At the end of January 1613, a new Dutch fleet arrived in the waters of the Moluccas, it consisted of 5 vessels and was commanded by Adriaan Blocq Martensz. One of the ships of this fleet, on its way, also visited the island of Makian.

Five Dutch ships, carrying more than 800 European and native men, attacked a small fortified post, called Marieco, on the island of Tidore, which was defended by only 12 Spanish soldiers and one insign. According to Gerónimo de Silva, the Dutch attack on Marieco took place on 9 February 1613 “á el cuarto del alba” the Dutch shelled the fort so intensely “de suerte que despues de haberlo disparado mas de 160 balas” that they leveled all the embankments and part of the wall, the Spanish fought to the death and in the battle practically all of the small Spanish garrison of the fort was killed, only the gunner was taken prisoner and taken to the fortress of Malayo.

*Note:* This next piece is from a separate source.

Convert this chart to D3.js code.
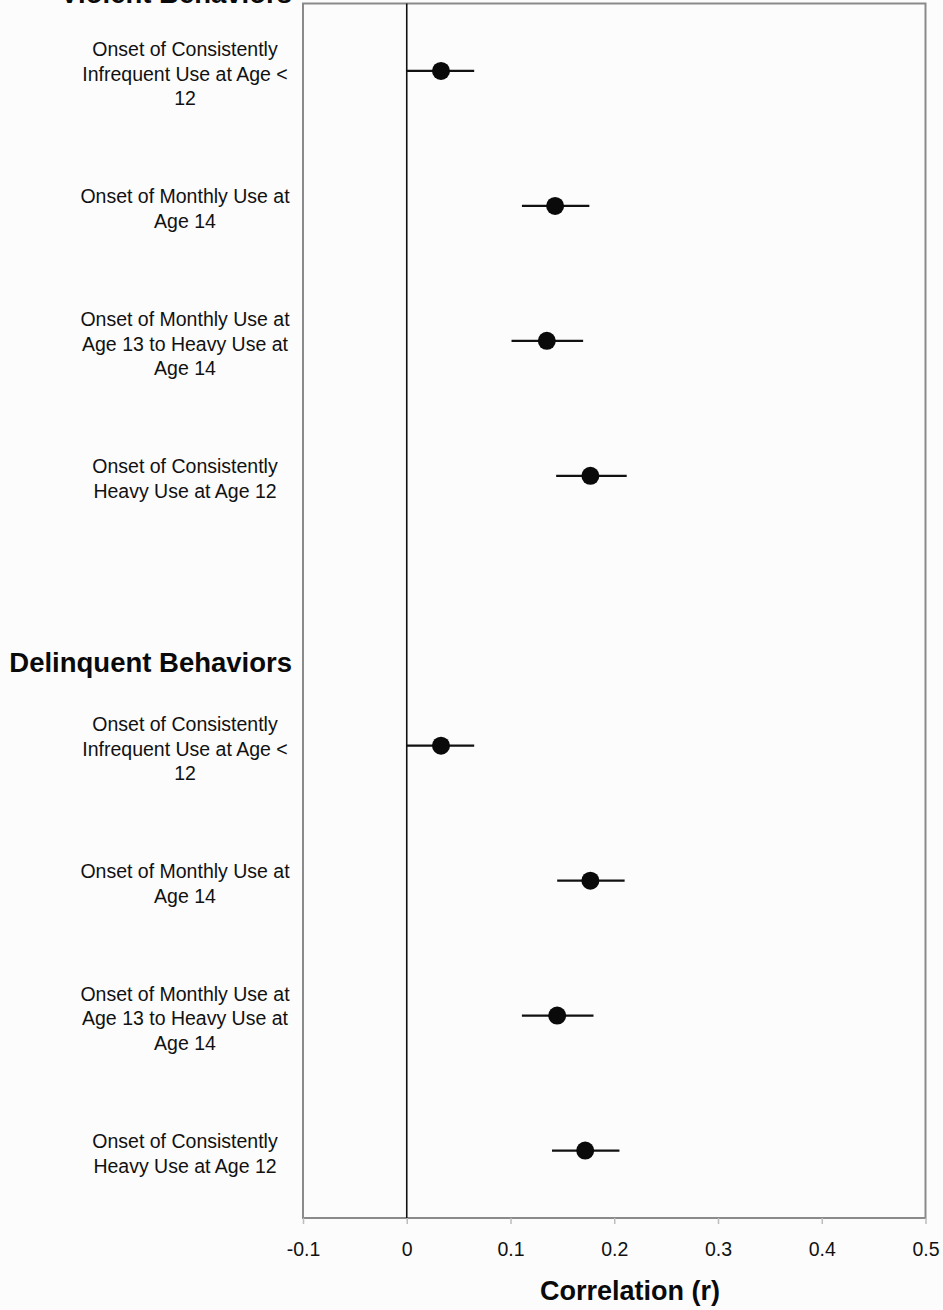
<!DOCTYPE html>
<html>
<head>
<meta charset="utf-8">
<script src="https://cdn.jsdelivr.net/npm/d3@7"></script>
<style>
  body { margin: 0; background: #fcfcfc; }
  svg { display: block; font-family: "Liberation Sans", Arial, sans-serif; }
</style>
</head>
<body>
<svg id="grafico" width="943" height="1310"></svg>
<script>
// one slot per row; the empty slot is the gap before the second group
const categorias = ["v1", "v2", "v3", "v4", "gap", "d1", "d2", "d3", "d4"];
const etiquetas = [
  ["Onset of Consistently", "Infrequent Use at Age <", "12"],
  ["Onset of Monthly Use at", "Age 14"],
  ["Onset of Monthly Use at", "Age 13 to Heavy Use at", "Age 14"],
  ["Onset of Consistently", "Heavy Use at Age 12"],
  [],
  ["Onset of Consistently", "Infrequent Use at Age <", "12"],
  ["Onset of Monthly Use at", "Age 14"],
  ["Onset of Monthly Use at", "Age 13 to Heavy Use at", "Age 14"],
  ["Onset of Consistently", "Heavy Use at Age 12"]
];
const grupos = ["Violent Behaviors", "Delinquent Behaviors"];
const gruposInicio = ["v1", "d1"];

const valores = [0.033, 0.143, 0.135, 0.177, null, 0.033, 0.177, 0.145, 0.172];
const inferior = [0.000, 0.111, 0.101, 0.144, null, 0.000, 0.145, 0.111, 0.140];
const superior = [0.065, 0.176, 0.170, 0.212, null, 0.065, 0.210, 0.180, 0.205];

const ticks = [-0.1, 0, 0.1, 0.2, 0.3, 0.4, 0.5];
const tickLabels = ["-0.1", "0", "0.1", "0.2", "0.3", "0.4", "0.5"];

const datos = categorias.map((c, i) => ({
  cat: c, lineas: etiquetas[i], r: valores[i], lo: inferior[i], hi: superior[i]
}));

const svg = d3.select("#grafico");
const m = { left: 303, right: 925.5, top: 3.5, bottom: 1218 };

const x = d3.scaleLinear().domain([-0.1, 0.5]).range([m.left, m.right]);
const y = d3.scaleBand().domain(categorias).range([m.top, m.bottom]);

// marco del área de trazado
svg.append("rect")
  .attr("x", m.left).attr("y", m.top)
  .attr("width", m.right - m.left).attr("height", m.bottom - m.top)
  .attr("fill", "#fcfcfc").attr("stroke", "#8a8a8a").attr("stroke-width", 2);

// eje x
const ejeX = svg.append("g")
  .attr("transform", `translate(0,${m.bottom})`)
  .call(d3.axisBottom(x).tickValues(ticks)
    .tickFormat((d, i) => tickLabels[i]).tickSize(6).tickPadding(18));
ejeX.select(".domain").remove();
ejeX.selectAll("line").attr("stroke", "#bdbdbd").attr("stroke-width", 1.5);
ejeX.selectAll("text").attr("font-size", 19.5).attr("fill", "#111")
  .attr("font-family", "Liberation Sans, Arial, sans-serif");

// línea de cero
svg.append("line")
  .attr("x1", x(0)).attr("x2", x(0))
  .attr("y1", m.top).attr("y2", m.bottom)
  .attr("stroke", "#111").attr("stroke-width", 1.6);

const filas = datos.filter(d => d.r != null);

// intervalos
svg.selectAll(".ci")
  .data(filas)
  .join("line")
  .attr("class", "ci")
  .attr("x1", d => x(d.lo)).attr("x2", d => x(d.hi))
  .attr("y1", d => y(d.cat) + y.bandwidth() / 2)
  .attr("y2", d => y(d.cat) + y.bandwidth() / 2)
  .attr("stroke", "#111").attr("stroke-width", 2.2);

// puntos
svg.selectAll(".punto")
  .data(filas)
  .join("circle")
  .attr("class", "punto")
  .attr("cx", d => x(d.r))
  .attr("cy", d => y(d.cat) + y.bandwidth() / 2)
  .attr("r", 9)
  .attr("fill", "#0a0a0a");

// etiquetas de categoría
const lh = 24.5;
svg.selectAll(".etq")
  .data(datos)
  .join("text")
  .attr("class", "etq")
  .attr("text-anchor", "middle")
  .attr("font-size", 19.5)
  .attr("fill", "#111")
  .each(function (d) {
    const cy = y(d.cat) + y.bandwidth() / 2 + 3;
    const n = d.lineas.length;
    d3.select(this).selectAll("tspan")
      .data(d.lineas)
      .join("tspan")
      .attr("x", 185)
      .attr("y", (_, i) => cy + (i - (n - 1) / 2) * lh)
      .attr("dy", "0.35em")
      .text(t => t);
  });

// títulos de grupo
svg.selectAll(".grupo")
  .data(grupos)
  .join("text")
  .attr("class", "grupo")
  .attr("x", 292)
  .attr("y", (_, i) => y(gruposInicio[i]) - (i === 0 ? 0.5 : 6.5))
  .attr("text-anchor", "end")
  .attr("font-size", 27.5)
  .attr("font-weight", "bold")
  .attr("fill", "#0a0a0a")
  .text(d => d);

// título del eje
svg.append("text")
  .attr("x", 630)
  .attr("y", 1300)
  .attr("text-anchor", "middle")
  .attr("font-size", 27)
  .attr("font-weight", "bold")
  .attr("fill", "#0a0a0a")
  .text("Correlation (r)");
</script>
</body>
</html>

The Dutch, who according to the testimony of Gerónimo de Silva, had attacked the small fort with over 500 Dutch soldiers and many from Ternate, lost 6 soldiers in the battle, a ship captain and the lieutenant of the Malayo fort as well as 12 wounded. In this episode de Silva’s letters highlight the cowardice of the natives, in fact they all fled and only one of them fought until his death, a letter from de Silva also brings us the name of this brave: Rubaongue.29

Some Dutch sources place this attack on February 8, 1613. On this day Pieter Both’s Dutch armada, reinforced by Blocq’s ships, attacked the small Spanish fort of Marisco (Marieko) on the island of Tidore, located on the arm of the sea in front of the Spanish fortress of Ternate. The fort was bombarded by the Dutch with 5 ships, the village was burned in the attack and 12 Spaniards and 12 Pampamgos were killed, the attack lasted three hours.30 After this victory Both rebuilt the fort of Marieko and then proceeded to the Banda Islands.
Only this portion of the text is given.